"""
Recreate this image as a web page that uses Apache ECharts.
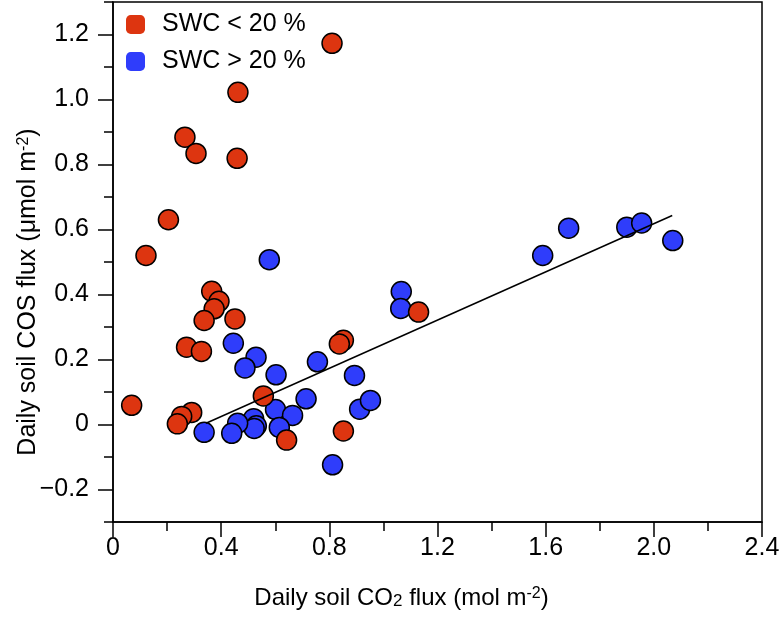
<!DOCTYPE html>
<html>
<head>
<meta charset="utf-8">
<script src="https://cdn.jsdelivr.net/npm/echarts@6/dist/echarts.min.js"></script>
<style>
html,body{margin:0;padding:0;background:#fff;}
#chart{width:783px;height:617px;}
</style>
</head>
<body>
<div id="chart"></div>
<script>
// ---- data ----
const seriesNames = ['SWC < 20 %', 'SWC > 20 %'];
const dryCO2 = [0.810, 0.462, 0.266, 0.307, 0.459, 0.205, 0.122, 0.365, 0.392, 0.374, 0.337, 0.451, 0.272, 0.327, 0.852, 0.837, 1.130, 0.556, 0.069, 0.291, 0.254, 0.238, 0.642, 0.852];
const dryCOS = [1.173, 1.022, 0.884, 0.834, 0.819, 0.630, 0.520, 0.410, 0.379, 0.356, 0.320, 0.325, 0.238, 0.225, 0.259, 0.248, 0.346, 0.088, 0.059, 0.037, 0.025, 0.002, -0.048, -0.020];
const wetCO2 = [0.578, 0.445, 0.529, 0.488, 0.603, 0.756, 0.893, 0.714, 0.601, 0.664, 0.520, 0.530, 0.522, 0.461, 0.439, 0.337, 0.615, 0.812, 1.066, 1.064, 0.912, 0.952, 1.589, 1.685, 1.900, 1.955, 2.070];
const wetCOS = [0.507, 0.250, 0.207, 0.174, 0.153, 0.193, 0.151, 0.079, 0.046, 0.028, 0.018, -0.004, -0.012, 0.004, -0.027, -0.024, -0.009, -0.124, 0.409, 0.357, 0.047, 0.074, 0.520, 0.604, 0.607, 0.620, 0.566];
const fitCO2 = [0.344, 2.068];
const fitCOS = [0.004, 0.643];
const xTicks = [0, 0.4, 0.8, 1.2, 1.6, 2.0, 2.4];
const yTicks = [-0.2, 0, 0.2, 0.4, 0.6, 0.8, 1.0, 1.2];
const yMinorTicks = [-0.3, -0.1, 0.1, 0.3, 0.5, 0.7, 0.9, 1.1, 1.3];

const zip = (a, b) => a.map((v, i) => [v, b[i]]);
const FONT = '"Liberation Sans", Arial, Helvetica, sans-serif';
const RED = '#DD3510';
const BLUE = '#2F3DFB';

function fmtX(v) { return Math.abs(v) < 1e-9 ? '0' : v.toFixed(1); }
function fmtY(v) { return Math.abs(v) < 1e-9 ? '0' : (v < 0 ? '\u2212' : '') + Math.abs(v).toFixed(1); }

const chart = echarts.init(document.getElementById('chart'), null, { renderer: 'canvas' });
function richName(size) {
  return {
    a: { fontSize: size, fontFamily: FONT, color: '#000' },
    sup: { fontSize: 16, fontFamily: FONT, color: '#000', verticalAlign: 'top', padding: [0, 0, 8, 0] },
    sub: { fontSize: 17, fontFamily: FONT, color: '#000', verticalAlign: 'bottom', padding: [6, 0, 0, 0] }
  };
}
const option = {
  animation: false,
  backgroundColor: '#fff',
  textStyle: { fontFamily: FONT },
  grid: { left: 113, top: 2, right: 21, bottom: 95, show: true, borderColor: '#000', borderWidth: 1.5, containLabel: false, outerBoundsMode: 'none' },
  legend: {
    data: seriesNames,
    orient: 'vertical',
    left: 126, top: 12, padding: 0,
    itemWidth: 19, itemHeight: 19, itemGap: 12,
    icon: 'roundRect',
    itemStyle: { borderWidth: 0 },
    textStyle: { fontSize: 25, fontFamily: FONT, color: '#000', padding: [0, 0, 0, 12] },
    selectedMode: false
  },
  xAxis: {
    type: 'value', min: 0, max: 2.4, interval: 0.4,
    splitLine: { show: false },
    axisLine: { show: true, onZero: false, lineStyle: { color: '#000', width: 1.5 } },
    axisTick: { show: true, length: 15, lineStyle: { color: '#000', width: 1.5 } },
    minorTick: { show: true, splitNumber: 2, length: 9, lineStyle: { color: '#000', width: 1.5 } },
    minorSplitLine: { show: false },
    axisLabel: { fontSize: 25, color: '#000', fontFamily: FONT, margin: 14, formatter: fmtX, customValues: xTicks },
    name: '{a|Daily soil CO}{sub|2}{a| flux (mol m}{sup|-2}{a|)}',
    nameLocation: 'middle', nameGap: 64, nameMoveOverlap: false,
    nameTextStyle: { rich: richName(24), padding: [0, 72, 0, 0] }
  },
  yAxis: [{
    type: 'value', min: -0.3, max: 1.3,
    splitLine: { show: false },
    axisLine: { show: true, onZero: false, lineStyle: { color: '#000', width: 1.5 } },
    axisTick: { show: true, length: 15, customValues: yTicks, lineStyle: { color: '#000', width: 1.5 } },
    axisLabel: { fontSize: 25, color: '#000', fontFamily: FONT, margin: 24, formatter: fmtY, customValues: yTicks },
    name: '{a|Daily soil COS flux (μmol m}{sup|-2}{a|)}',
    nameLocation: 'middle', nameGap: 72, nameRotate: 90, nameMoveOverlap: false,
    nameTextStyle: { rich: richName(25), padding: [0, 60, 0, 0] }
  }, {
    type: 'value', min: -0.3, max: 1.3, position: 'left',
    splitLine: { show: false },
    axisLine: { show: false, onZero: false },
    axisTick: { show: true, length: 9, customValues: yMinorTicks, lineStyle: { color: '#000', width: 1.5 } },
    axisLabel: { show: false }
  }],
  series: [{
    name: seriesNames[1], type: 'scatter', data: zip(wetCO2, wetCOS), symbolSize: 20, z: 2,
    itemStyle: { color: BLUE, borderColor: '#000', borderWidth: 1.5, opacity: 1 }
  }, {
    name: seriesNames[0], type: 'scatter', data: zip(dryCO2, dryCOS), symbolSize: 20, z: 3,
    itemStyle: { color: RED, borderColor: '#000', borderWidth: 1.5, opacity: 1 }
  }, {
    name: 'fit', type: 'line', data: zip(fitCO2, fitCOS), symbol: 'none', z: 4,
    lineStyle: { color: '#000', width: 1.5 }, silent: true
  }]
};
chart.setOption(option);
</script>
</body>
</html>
"""
> [TASK BRIEF]: Images should not appear in the copy; retype the listing above exactly.

> [RESULT OF THE TASK]:
Recreate this image as a web page that uses Apache ECharts.
<!DOCTYPE html>
<html>
<head>
<meta charset="utf-8">
<script src="https://cdn.jsdelivr.net/npm/echarts@6/dist/echarts.min.js"></script>
<style>
html,body{margin:0;padding:0;background:#fff;}
#chart{width:783px;height:617px;}
</style>
</head>
<body>
<div id="chart"></div>
<script>
// ---- data ----
const seriesNames = ['SWC < 20 %', 'SWC > 20 %'];
const dryCO2 = [0.810, 0.462, 0.266, 0.307, 0.459, 0.205, 0.122, 0.365, 0.392, 0.374, 0.337, 0.451, 0.272, 0.327, 0.852, 0.837, 1.130, 0.556, 0.069, 0.291, 0.254, 0.238, 0.642, 0.852];
const dryCOS = [1.173, 1.022, 0.884, 0.834, 0.819, 0.630, 0.520, 0.410, 0.379, 0.356, 0.320, 0.325, 0.238, 0.225, 0.259, 0.248, 0.346, 0.088, 0.059, 0.037, 0.025, 0.002, -0.048, -0.020];
const wetCO2 = [0.578, 0.445, 0.529, 0.488, 0.603, 0.756, 0.893, 0.714, 0.601, 0.664, 0.520, 0.530, 0.522, 0.461, 0.439, 0.337, 0.615, 0.812, 1.066, 1.064, 0.912, 0.952, 1.589, 1.685, 1.900, 1.955, 2.070];
const wetCOS = [0.507, 0.250, 0.207, 0.174, 0.153, 0.193, 0.151, 0.079, 0.046, 0.028, 0.018, -0.004, -0.012, 0.004, -0.027, -0.024, -0.009, -0.124, 0.409, 0.357, 0.047, 0.074, 0.520, 0.604, 0.607, 0.620, 0.566];
const fitCO2 = [0.344, 2.068];
const fitCOS = [0.004, 0.643];
const xTicks = [0, 0.4, 0.8, 1.2, 1.6, 2.0, 2.4];
const yTicks = [-0.2, 0, 0.2, 0.4, 0.6, 0.8, 1.0, 1.2];
const yMinorTicks = [-0.3, -0.1, 0.1, 0.3, 0.5, 0.7, 0.9, 1.1, 1.3];

const zip = (a, b) => a.map((v, i) => [v, b[i]]);
const FONT = '"Liberation Sans", Arial, Helvetica, sans-serif';
const RED = '#DD3510';
const BLUE = '#2F3DFB';

function fmtX(v) { return Math.abs(v) < 1e-9 ? '0' : v.toFixed(1); }
function fmtY(v) { return Math.abs(v) < 1e-9 ? '0' : (v < 0 ? '\u2212' : '') + Math.abs(v).toFixed(1); }

const chart = echarts.init(document.getElementById('chart'), null, { renderer: 'canvas' });
function richName(size) {
  return {
    a: { fontSize: size, fontFamily: FONT, color: '#000' },
    sup: { fontSize: 16, fontFamily: FONT, color: '#000', verticalAlign: 'top', padding: [0, 0, 8, 0] },
    sub: { fontSize: 17, fontFamily: FONT, color: '#000', verticalAlign: 'bottom', padding: [6, 0, 0, 0] }
  };
}
const option = {
  animation: false,
  backgroundColor: '#fff',
  textStyle: { fontFamily: FONT },
  grid: { left: 113, top: 2, right: 21, bottom: 95, show: true, borderColor: '#000', borderWidth: 1.5, containLabel: false, outerBoundsMode: 'none' },
  legend: {
    data: seriesNames,
    orient: 'vertical',
    left: 126, top: 12, padding: 0,
    itemWidth: 19, itemHeight: 19, itemGap: 12,
    icon: 'roundRect',
    itemStyle: { borderWidth: 0 },
    textStyle: { fontSize: 25, fontFamily: FONT, color: '#000', padding: [0, 0, 0, 12] },
    selectedMode: false
  },
  xAxis: {
    type: 'value', min: 0, max: 2.4, interval: 0.4,
    splitLine: { show: false },
    axisLine: { show: true, onZero: false, lineStyle: { color: '#000', width: 1.5 } },
    axisTick: { show: true, length: 15, lineStyle: { color: '#000', width: 1.5 } },
    minorTick: { show: true, splitNumber: 2, length: 9, lineStyle: { color: '#000', width: 1.5 } },
    minorSplitLine: { show: false },
    axisLabel: { fontSize: 25, color: '#000', fontFamily: FONT, margin: 14, formatter: fmtX, customValues: xTicks },
    name: '{a|Daily soil CO}{sub|2}{a| flux (mol m}{sup|-2}{a|)}',
    nameLocation: 'middle', nameGap: 64, nameMoveOverlap: false,
    nameTextStyle: { rich: richName(24), padding: [0, 72, 0, 0] }
  },
  yAxis: [{
    type: 'value', min: -0.3, max: 1.3,
    splitLine: { show: false },
    axisLine: { show: true, onZero: false, lineStyle: { color: '#000', width: 1.5 } },
    axisTick: { show: true, length: 15, customValues: yTicks, lineStyle: { color: '#000', width: 1.5 } },
    axisLabel: { fontSize: 25, color: '#000', fontFamily: FONT, margin: 24, formatter: fmtY, customValues: yTicks },
    name: '{a|Daily soil COS flux (μmol m}{sup|-2}{a|)}',
    nameLocation: 'middle', nameGap: 72, nameRotate: 90, nameMoveOverlap: false,
    nameTextStyle: { rich: richName(25), padding: [0, 60, 0, 0] }
  }, {
    type: 'value', min: -0.3, max: 1.3, position: 'left',
    splitLine: { show: false },
    axisLine: { show: false, onZero: false },
    axisTick: { show: true, length: 9, customValues: yMinorTicks, lineStyle: { color: '#000', width: 1.5 } },
    axisLabel: { show: false }
  }],
  series: [{
    name: seriesNames[1], type: 'scatter', data: zip(wetCO2, wetCOS), symbolSize: 20, z: 2,
    itemStyle: { color: BLUE, borderColor: '#000', borderWidth: 1.5, opacity: 1 }
  }, {
    name: seriesNames[0], type: 'scatter', data: zip(dryCO2, dryCOS), symbolSize: 20, z: 3,
    itemStyle: { color: RED, borderColor: '#000', borderWidth: 1.5, opacity: 1 }
  }, {
    name: 'fit', type: 'line', data: zip(fitCO2, fitCOS), symbol: 'none', z: 4,
    lineStyle: { color: '#000', width: 1.5 }, silent: true
  }]
};
chart.setOption(option);
</script>
</body>
</html>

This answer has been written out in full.